In my the-trouble-with-trouser-roles rant I referred briefly to the opera Der Rosenkavalier that starts with a love making scene between a strapping young gallant (played by a woman} and a much older woman, wife of a Field Marshall. On satellite on Saturday there was a showing of this opera in which Kiri Te Kanawa (as lovely to look as ever) again plays the older woman. Unfortunately the role of the toyboy lover Octavian was taken by a singer who to my thinking was more like eye-ship’s biscuit than candy. And so although there was a lot of tumbling about on a bed the size of a parking lot it did not compensate for Richard Strauss’s rotten score.
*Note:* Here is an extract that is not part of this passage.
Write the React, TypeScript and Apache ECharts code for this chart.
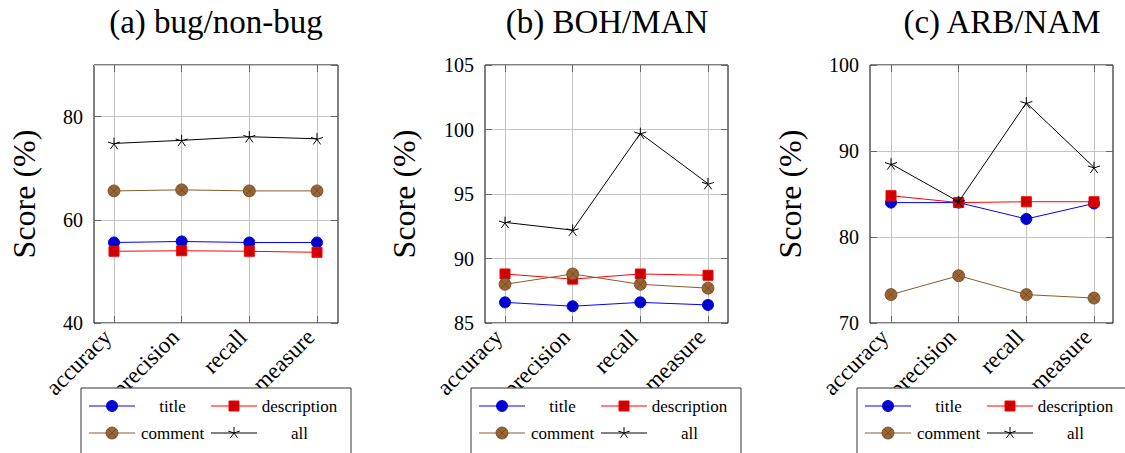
import { useEffect, useRef } from 'react';
import * as echarts from 'echarts';

// Shared categories and series names
const categories = ['accuracy', 'precision', 'recall', 'F-measure'];
const seriesNames = ['title', 'description', 'comment', 'all'];
const panelTitles = ['(a) bug/non-bug', '(b) BOH/MAN', '(c) ARB/NAM'];
const yAxisName = 'Score (%)';

// (a) bug/non-bug
const bugTitle = [55.6, 55.8, 55.6, 55.6];
const bugDescription = [53.9, 54.0, 53.9, 53.7];
const bugComment = [65.6, 65.8, 65.6, 65.6];
const bugAll = [74.8, 75.4, 76.1, 75.7];

// (b) BOH/MAN
const bohTitle = [86.6, 86.3, 86.6, 86.4];
const bohDescription = [88.8, 88.4, 88.8, 88.7];
const bohComment = [88.0, 88.8, 88.0, 87.7];
const bohAll = [92.8, 92.2, 99.7, 95.8];

// (c) ARB/NAM
const arbTitle = [84.0, 84.0, 82.1, 83.9];
const arbDescription = [84.8, 84.0, 84.1, 84.1];
const arbComment = [73.3, 75.5, 73.3, 72.9];
const arbAll = [88.5, 84.1, 95.6, 88.1];

// Y axis ranges per panel
const yMins = [40, 85, 70];
const yMaxs = [90, 105, 100];
const yIntervals = [20, 5, 10];

const panelData = [
  [bugTitle, bugDescription, bugComment, bugAll],
  [bohTitle, bohDescription, bohComment, bohAll],
  [arbTitle, arbDescription, arbComment, arbAll],
];

// ---- layout and styling ----
const FONT = 'Liberation Serif, serif';
const GRID_COLOR = '#c4c4c4';
const TICK_COLOR = '#666';
const TOP = 65;
const HEIGHT = 258;

const frames = [
  { left: 94, width: 244, catLeft: 114, catWidth: 203, titleX: 216, nameX: 24, legendX: 81 },
  { left: 485, width: 243, catLeft: 505, catWidth: 203, titleX: 607, nameX: 404, legendX: 471 },
  { left: 870, width: 243, catLeft: 891, catWidth: 203, titleX: 1002, nameX: 790, legendX: 857 },
];

const OTIMES =
  'path://M10,0A10,10,0,1,1,10,20A10,10,0,1,1,10,0ZM2.93,2.93L17.07,17.07M17.07,2.93L2.93,17.07';
const STAR =
  'path://M0,-10L0,0M9.51,-3.09L0,0M5.88,8.09L0,0M-5.88,8.09L0,0M-9.51,-3.09L0,0';

const seriesStyles = [
  { line: '#0000ff', fill: '#0000cc', border: '#0000ff', symbol: 'circle', size: 11 },
  { line: '#ff0000', fill: '#cc0000', border: '#ff0000', symbol: 'rect', size: 10 },
  { line: '#8a5a2c', fill: '#996633', border: '#6e4520', symbol: OTIMES, size: 12 },
  { line: '#000000', fill: '#000000', border: '#000000', symbol: STAR, size: 12 },
];

function legendMarker(kind: number, cx: number, cy: number): any[] {
  const s = seriesStyles[kind];
  const z = 100;
  if (kind === 0) {
    return [{ type: 'circle', z, shape: { cx, cy, r: 5.5 }, style: { fill: s.fill, stroke: s.border, lineWidth: 1 } }];
  }
  if (kind === 1) {
    return [{ type: 'rect', z, shape: { x: cx - 5, y: cy - 5, width: 10, height: 10 }, style: { fill: s.fill, stroke: s.border, lineWidth: 1 } }];
  }
  if (kind === 2) {
    const d = 4.2;
    return [
      { type: 'circle', z, shape: { cx, cy, r: 6 }, style: { fill: s.fill, stroke: s.border, lineWidth: 0.8 } },
      { type: 'line', z: z + 1, shape: { x1: cx - d, y1: cy - d, x2: cx + d, y2: cy + d }, style: { stroke: s.border, lineWidth: 0.8 } },
      { type: 'line', z: z + 1, shape: { x1: cx + d, y1: cy - d, x2: cx - d, y2: cy + d }, style: { stroke: s.border, lineWidth: 0.8 } },
    ];
  }
  const r = 6;
  const out: any[] = [];
  for (let k = 0; k < 5; k++) {
    const a = -Math.PI / 2 + (k * 2 * Math.PI) / 5;
    out.push({
      type: 'line',
      z: z + 1,
      shape: { x1: cx, y1: cy, x2: cx + r * Math.cos(a), y2: cy + r * Math.sin(a) },
      style: { stroke: '#000', lineWidth: 1 },
    });
  }
  return out;
}

function buildOption() {
  const grid: any[] = [];
  const xAxis: any[] = [];
  const yAxis: any[] = [];
  const series: any[] = [];
  const graphic: any[] = [];

  panelData.forEach((values, i) => {
    const f = frames[i];
    const min = yMins[i];
    const max = yMaxs[i];
    const interval = yIntervals[i];
    const tick = { show: true, inside: true, length: 7, lineStyle: { color: TICK_COLOR, width: 1 } };

    // frame grid: border, y labels, horizontal grid lines
    const gA = grid.length;
    grid.push({
      left: f.left, top: TOP, width: f.width, height: HEIGHT,
      show: true, borderColor: '#000', borderWidth: 1, backgroundColor: 'transparent',
    });
    // data grid: categories inset from the frame
    const gB = grid.length;
    grid.push({ left: f.catLeft, top: TOP, width: f.catWidth, height: HEIGHT });

    xAxis.push({ gridIndex: gA, type: 'value', show: false, min: 0, max: 1 });
    const xB = xAxis.length;
    xAxis.push({
      gridIndex: gB, type: 'category', position: 'bottom', data: categories, boundaryGap: false,
      axisLine: { show: false },
      axisTick: tick,
      axisLabel: {
        interval: 0, rotate: 45, margin: 4, padding: [0, 9, 0, 0],
        fontSize: 23, fontFamily: FONT, color: '#000',
      },
      splitLine: { show: true, lineStyle: { color: GRID_COLOR, width: 1 } },
    });
    xAxis.push({
      gridIndex: gB, type: 'category', position: 'top', data: categories, boundaryGap: false,
      axisLine: { show: false }, axisTick: tick, axisLabel: { show: false }, splitLine: { show: false },
    });

    yAxis.push({
      gridIndex: gA, type: 'value', position: 'left', min, max, interval,
      axisLine: { show: false },
      axisTick: tick,
      axisLabel: {
        fontSize: 20, fontFamily: FONT, color: '#000', margin: 11,
        showMaxLabel: (max - min) % interval === 0,
      },
      splitLine: { show: true, lineStyle: { color: GRID_COLOR, width: 1 } },
    });
    yAxis.push({
      gridIndex: gA, type: 'value', position: 'right', min, max, interval,
      axisLine: { show: false }, axisTick: tick, axisLabel: { show: false }, splitLine: { show: false },
    });
    const yB = yAxis.length;
    yAxis.push({ gridIndex: gB, type: 'value', min, max, show: false });

    values.forEach((data, k) => {
      const s = seriesStyles[k];
      series.push({
        type: 'line',
        name: seriesNames[k],
        xAxisIndex: xB,
        yAxisIndex: yB,
        data,
        symbol: s.symbol,
        symbolSize: s.size,
        symbolKeepAspect: true,
        showAllSymbol: true,
        silent: true,
        lineStyle: { color: s.line, width: 1 },
        itemStyle: { color: s.fill, borderColor: s.border, borderWidth: k === 2 ? 0.8 : 1 },
        emphasis: { disabled: true },
        z: 3 + k,
      });
    });

    // panel title
    graphic.push({
      type: 'text', x: f.titleX, y: 22, z: 100,
      style: { text: panelTitles[i], fontSize: 33, fontFamily: FONT, fill: '#000', align: 'center', verticalAlign: 'middle' },
    });
    // y axis name
    graphic.push({
      type: 'text', x: f.nameX, y: TOP + HEIGHT / 2, rotation: Math.PI / 2, z: 100,
      style: { text: yAxisName, fontSize: 32, fontFamily: FONT, fill: '#000', align: 'center', verticalAlign: 'middle' },
    });

    // legend box
    const L = f.legendX;
    const T = 388;
    graphic.push({
      type: 'rect', z: 99,
      shape: { x: L, y: T, width: 270, height: 80 },
      style: { fill: '#fff', stroke: '#333', lineWidth: 1 },
    });
    seriesNames.forEach((name, k) => {
      const col = k % 2;
      const row = Math.floor(k / 2);
      const x0 = L + (col === 0 ? 8 : 130);
      const cy = T + (row === 0 ? 18 : 45);
      graphic.push({
        type: 'line', z: 100,
        shape: { x1: x0, y1: cy, x2: x0 + 46, y2: cy },
        style: { stroke: seriesStyles[k].line, lineWidth: 1 },
      });
      graphic.push(...legendMarker(k, x0 + 23, cy));
      graphic.push({
        type: 'text', z: 100,
        x: L + (col === 0 ? 91.5 : 218.5), y: cy,
        style: { text: name, fontSize: 17, fontFamily: FONT, fill: '#000', align: 'center', verticalAlign: 'middle' },
      });
    });
  });

  return {
    animation: false,
    backgroundColor: '#fff',
    textStyle: { fontFamily: FONT },
    grid,
    xAxis,
    yAxis,
    series,
    graphic,
  };
}

export default function App() {
  const ref = useRef<HTMLDivElement>(null);
  useEffect(() => {
    if (!ref.current) return;
    const chart = echarts.init(ref.current, undefined, { renderer: 'svg' });
    chart.setOption(buildOption());
    return () => chart.dispose();
  }, []);
  return (
    <div
      ref={ref}
      style={{ position: 'absolute', left: 0, top: 0, width: 1125, height: 453, background: '#fff' }}
    />
  );
}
Compensation did come once the gymnastics were out of the way because the work has a good story line and can be played for (and in this production was) laughs. Especially commendable was a bravura performance in the part of Baron Ochs, a horrible old lech slated to marry an innocent young girl fresh out of a convent. Watching it I thought to myself that if our Lana [Lana Clarkson, shot with Phil Spector’s gun] had had the good fortune to have the services of a good writer and a competent director in her attempt at a career as a comedienne she might well have made a decent show reel and it would have been an instant hit and she would not have had to have taken a crummy job at the House of Blues. Sadly, it was not to be; and the rest, once again, is history.